However, when the case finally came to trial in February 2004, the prosecution failed to present any evidence and the case was dropped before it had begun. At the time, speculation suggested that the government had decided to drop the case because it would have led to the publication of the attorney general’s legal advice on the legality of the war, which was initially equivocal. But the Crown Prosecution Service always said that the reason was far more banal: that it had become clear that it would be impossible to fight Gun’s defence that she had acted
to save lives.
Although it is impossible to know precisely why the government dropped the Gun case, it is probably fair to say that the ‘defence of necessity’, established by David Shayler, helped save Katharine Gun from prison.

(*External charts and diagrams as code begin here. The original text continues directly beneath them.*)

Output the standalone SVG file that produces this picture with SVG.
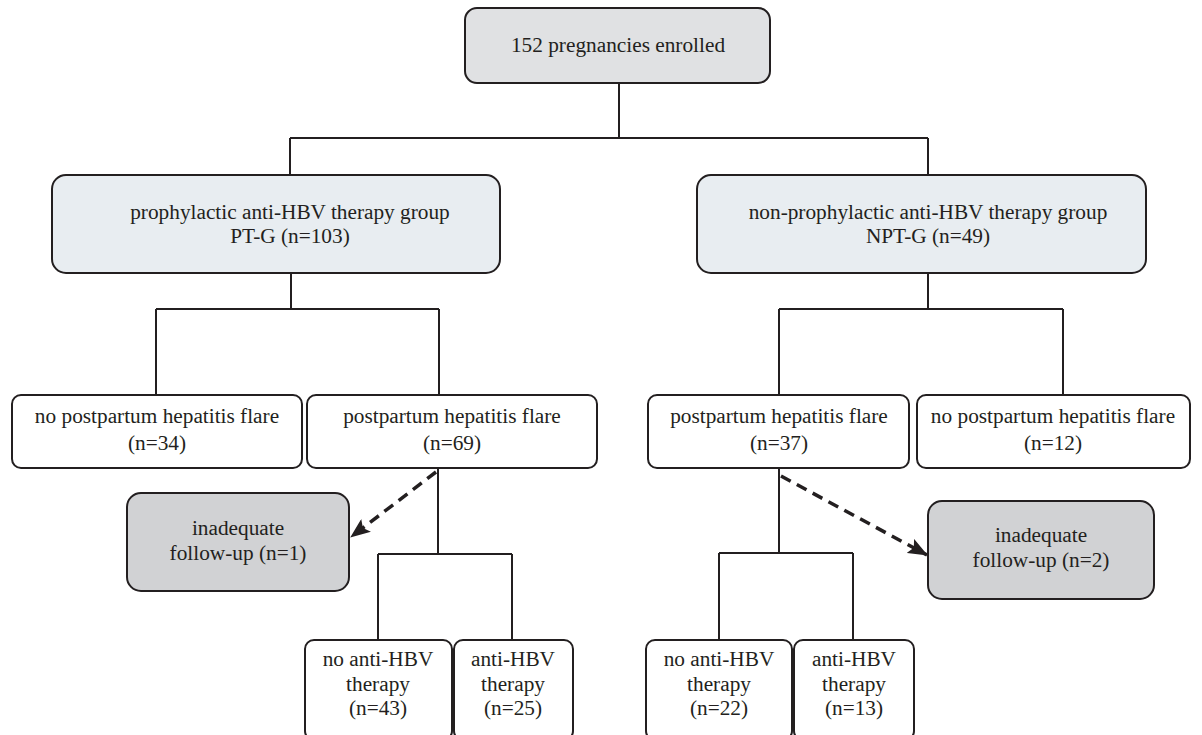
<svg xmlns="http://www.w3.org/2000/svg" width="1202" height="735" viewBox="0 0 1202 735">
<defs>
<style>
.box{stroke:#231f20;stroke-width:2}
.w{fill:#ffffff}
.g{fill:#e0e1e3}
.b{fill:#e8edf1}
.d{fill:#d1d2d4}
text{font-family:"Liberation Serif",serif;font-size:21.3px;fill:#231f20;text-anchor:middle}
.ln{stroke:#231f20;stroke-width:2;fill:none}
.da{stroke:#231f20;stroke-width:3.5;fill:none;stroke-dasharray:11,7}
</style>
<marker id="ah2" markerWidth="20" markerHeight="16" refX="19" refY="8" orient="auto" markerUnits="userSpaceOnUse" viewBox="0 0 20 16">
<path d="M0,0 L20,8 L0,16 L4,8 z" fill="#231f20"/>
</marker>
</defs>
<g id="connectors">
<path class="ln" d="M619,83 V138 M290,138 H928 M290,138 V175 M928,138 V175"/>
<path class="ln" d="M291,273 V309 M156,309 H439 M156,309 V395 M439,309 V395"/>
<path class="ln" d="M928,273 V309 M779,309 H1063 M779,309 V395 M1063,309 V395"/>
<path class="ln" d="M438,468 V554 M378,554 H512 M378,554 V640 M512,554 V640"/>
<path class="ln" d="M779,468 V553 M719,553 H853 M719,553 V640 M853,553 V640"/>
<path class="da" d="M436,472 L351,537" marker-end="url(#ah2)"/>
<path class="da" d="M781,476 L927,555" marker-end="url(#ah2)"/>
</g>
<g id="n-enrolled"><rect class="box g" x="465" y="8" width="305" height="75" rx="12"/><text x="618" y="52">152 pregnancies enrolled</text></g>
<g id="n-ptg"><rect class="box b" x="52" y="175" width="448" height="98" rx="14"/><text x="290" y="219">prophylactic anti-HBV therapy group</text><text x="290" y="243">PT-G (n=103)</text></g>
<g id="n-nptg"><rect class="box b" x="697" y="175" width="449" height="98" rx="14"/><text x="928" y="219">non-prophylactic anti-HBV therapy group</text><text x="928" y="243">NPT-G (n=49)</text></g>
<g id="n-noflare1"><rect class="box w" x="12" y="395" width="290" height="73" rx="9"/><text x="157" y="423">no postpartum hepatitis flare</text><text x="157" y="450">(n=34)</text></g>
<g id="n-flare1"><rect class="box w" x="307" y="395" width="290" height="73" rx="9"/><text x="452" y="423">postpartum hepatitis flare</text><text x="452" y="450">(n=69)</text></g>
<g id="n-flare2"><rect class="box w" x="648" y="395" width="261" height="73" rx="9"/><text x="779" y="423">postpartum hepatitis flare</text><text x="779" y="450">(n=37)</text></g>
<g id="n-noflare2"><rect class="box w" x="917" y="395" width="273" height="73" rx="9"/><text x="1053" y="423">no postpartum hepatitis flare</text><text x="1053" y="450">(n=12)</text></g>
<g id="n-inad1"><rect class="box d" x="127" y="493" width="222" height="98" rx="14"/><text x="238" y="535">inadequate</text><text x="238" y="560">follow-up (n=1)</text></g>
<g id="n-inad2"><rect class="box d" x="928" y="501" width="226" height="98" rx="14"/><text x="1041" y="542">inadequate</text><text x="1041" y="567">follow-up (n=2)</text></g>
<g id="n-noanti1"><rect class="box w" x="305" y="640" width="147" height="100" rx="9"/><text x="378" y="666">no anti-HBV</text><text x="378" y="691">therapy</text><text x="378" y="715">(n=43)</text></g>
<g id="n-anti1"><rect class="box w" x="454" y="640" width="119" height="100" rx="9"/><text x="513" y="666">anti-HBV</text><text x="513" y="691">therapy</text><text x="513" y="715">(n=25)</text></g>
<g id="n-noanti2"><rect class="box w" x="646" y="640" width="146" height="100" rx="9"/><text x="719" y="666">no anti-HBV</text><text x="719" y="691">therapy</text><text x="719" y="715">(n=22)</text></g>
<g id="n-anti2"><rect class="box w" x="794" y="640" width="120" height="100" rx="9"/><text x="854" y="666">anti-HBV</text><text x="854" y="691">therapy</text><text x="854" y="715">(n=13)</text></g>
</svg>
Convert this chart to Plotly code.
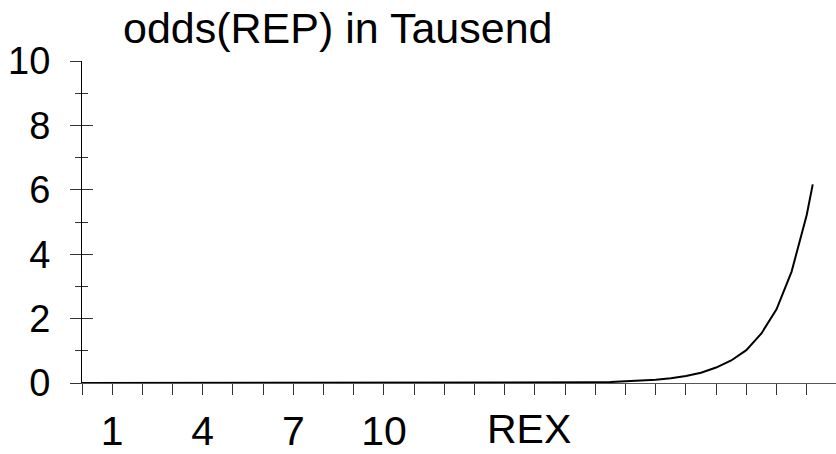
import plotly.graph_objects as go

# Data (odds in thousands vs REX)
rex = [0, 4, 8, 12, 14, 15, 16, 16.5, 17, 17.5, 18, 18.5, 19, 19.5, 20, 20.5,
       21, 21.5, 22, 22.5, 23, 23.5, 24, 24.2]
odds_k = [0.0, 0.0, 0.0, 0.0, 0.0, 0.005, 0.01, 0.015, 0.02, 0.03, 0.05, 0.07,
          0.10, 0.15, 0.22, 0.32, 0.48, 0.70, 1.02, 1.54, 2.29, 3.46, 5.22, 6.17]

x_tickvals = list(range(0, 25))
x_ticktext = ["" if v not in (1, 4, 7, 10) else str(v) for v in x_tickvals]
y_tickvals = [0, 2, 4, 6, 8, 10]
title_text = "odds(REP) in Tausend"
x_label = "REX"

FONT = "Liberation Sans, Arial, sans-serif"

L, T, B = 82, 61, 71
DOMAIN_W = 836 - L
DOMAIN_H = 454 - T - B

fig = go.Figure()
fig.add_trace(go.Scatter(x=rex, y=odds_k, mode="lines",
                         line=dict(color="black", width=2),
                         cliponaxis=False, showlegend=False))

fig.update_layout(
    width=836, height=454,
    margin=dict(l=L, r=0, t=T, b=B),
    paper_bgcolor="white", plot_bgcolor="white",
    font=dict(family=FONT, color="black", size=40),
    xaxis=dict(range=[0, 24.97], tickmode="array", tickvals=x_tickvals,
               ticktext=x_ticktext, ticks="outside", ticklen=11, tickwidth=1,
               tickcolor="#333", showline=True, linecolor="#555", linewidth=1,
               showgrid=False, zeroline=False, tickfont=dict(size=41),
               ticklabelstandoff=1, automargin=False),
    yaxis=dict(range=[0, 10], tickmode="array", tickvals=y_tickvals,
               ticks="outside", ticklen=11, tickwidth=1, tickcolor="#333",
               minor=dict(dtick=1, ticks="outside", ticklen=6, tickcolor="#333"),
               showline=True, linecolor="black", linewidth=1,
               showgrid=False, zeroline=False, tickfont=dict(size=38),
               ticklabelstandoff=12, automargin=False),
    yaxis2=dict(range=[0, 10], overlaying="y", side="left", anchor="x",
                tickmode="array", tickvals=y_tickvals,
                ticks="inside", ticklen=11, tickwidth=1, tickcolor="#333",
                minor=dict(dtick=1, ticks="inside", ticklen=6, tickcolor="#333"),
                showline=False, showgrid=False, zeroline=False,
                showticklabels=False, automargin=False),
)

# invisible trace to activate the overlay axis used for inward ticks
fig.add_trace(go.Scatter(x=[None], y=[None], yaxis="y2", showlegend=False,
                         hoverinfo="skip"))

fig.add_annotation(text=title_text, xref="paper", yref="paper",
                   x=(121 - L) / DOMAIN_W, y=1 + (61 - 28) / DOMAIN_H,
                   xanchor="left", yanchor="middle", showarrow=False,
                   font=dict(size=43, family=FONT))
fig.add_annotation(text=x_label, xref="x", yref="paper",
                   x=14.8, y=-(429 - 383) / DOMAIN_H, xanchor="center",
                   yanchor="middle", showarrow=False,
                   font=dict(size=41, family=FONT))

fig.write_html("out.html", config={"displayModeBar": False},
               post_script="document.body.style.margin='0px';")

It is perhaps no surprise, then, that the government has indicated its intention to close down the defence in future cases. Last July, The Times reported the intention of the new Home Secretary, John Reid, to remove the necessity defence and suggested that he would present the necessary legislation in last autumn’s Queen’s Speech. This did not materialise, due to a lack of parliamentary time. But the Home Office has confirmed that it is keeping the OSA under review and will revisit the defence of
necessity as soon as it can.
Campaigners still believe an amendment to the 1989 Act is imminent. Julie-Ann Davies, who was arrested in connection with the Shayler case in 2000, has
spent the past seven years researching Britain’s secrecy laws and is currently studying for a PhD at Glasgow University. She said: ‘I have no doubt the government intends to act. Whenever a window of public interest opens up, they close it.’ Former senior BBC journalist Nick Jones is now chair of Reform the Official Secrets Act (Rosa), which campaigns for a public interest defence for whistleblowers in national security cases. He said the Al Jazeera trial marked an intensification in the drive for government secrecy: ‘There does seem to be a new push, triggered by the war on terror, to restrain journalists who want to write in this area. Meanwhile, all talk of protecting whistleblowers has disappeared in a puff of
smoke.’
The paradox is that in the present circumstances the more serious the disclosure, the more chance of running a successful defence. My source, for example, who could only be accused of leaking ‘confidential’ rather than ‘secret’ documents, would not have recourse to the necessity defence. He would have to fall back on a defence that said he had acted in the public interest, something of which Labour seems to have lost sight after ten long years in government.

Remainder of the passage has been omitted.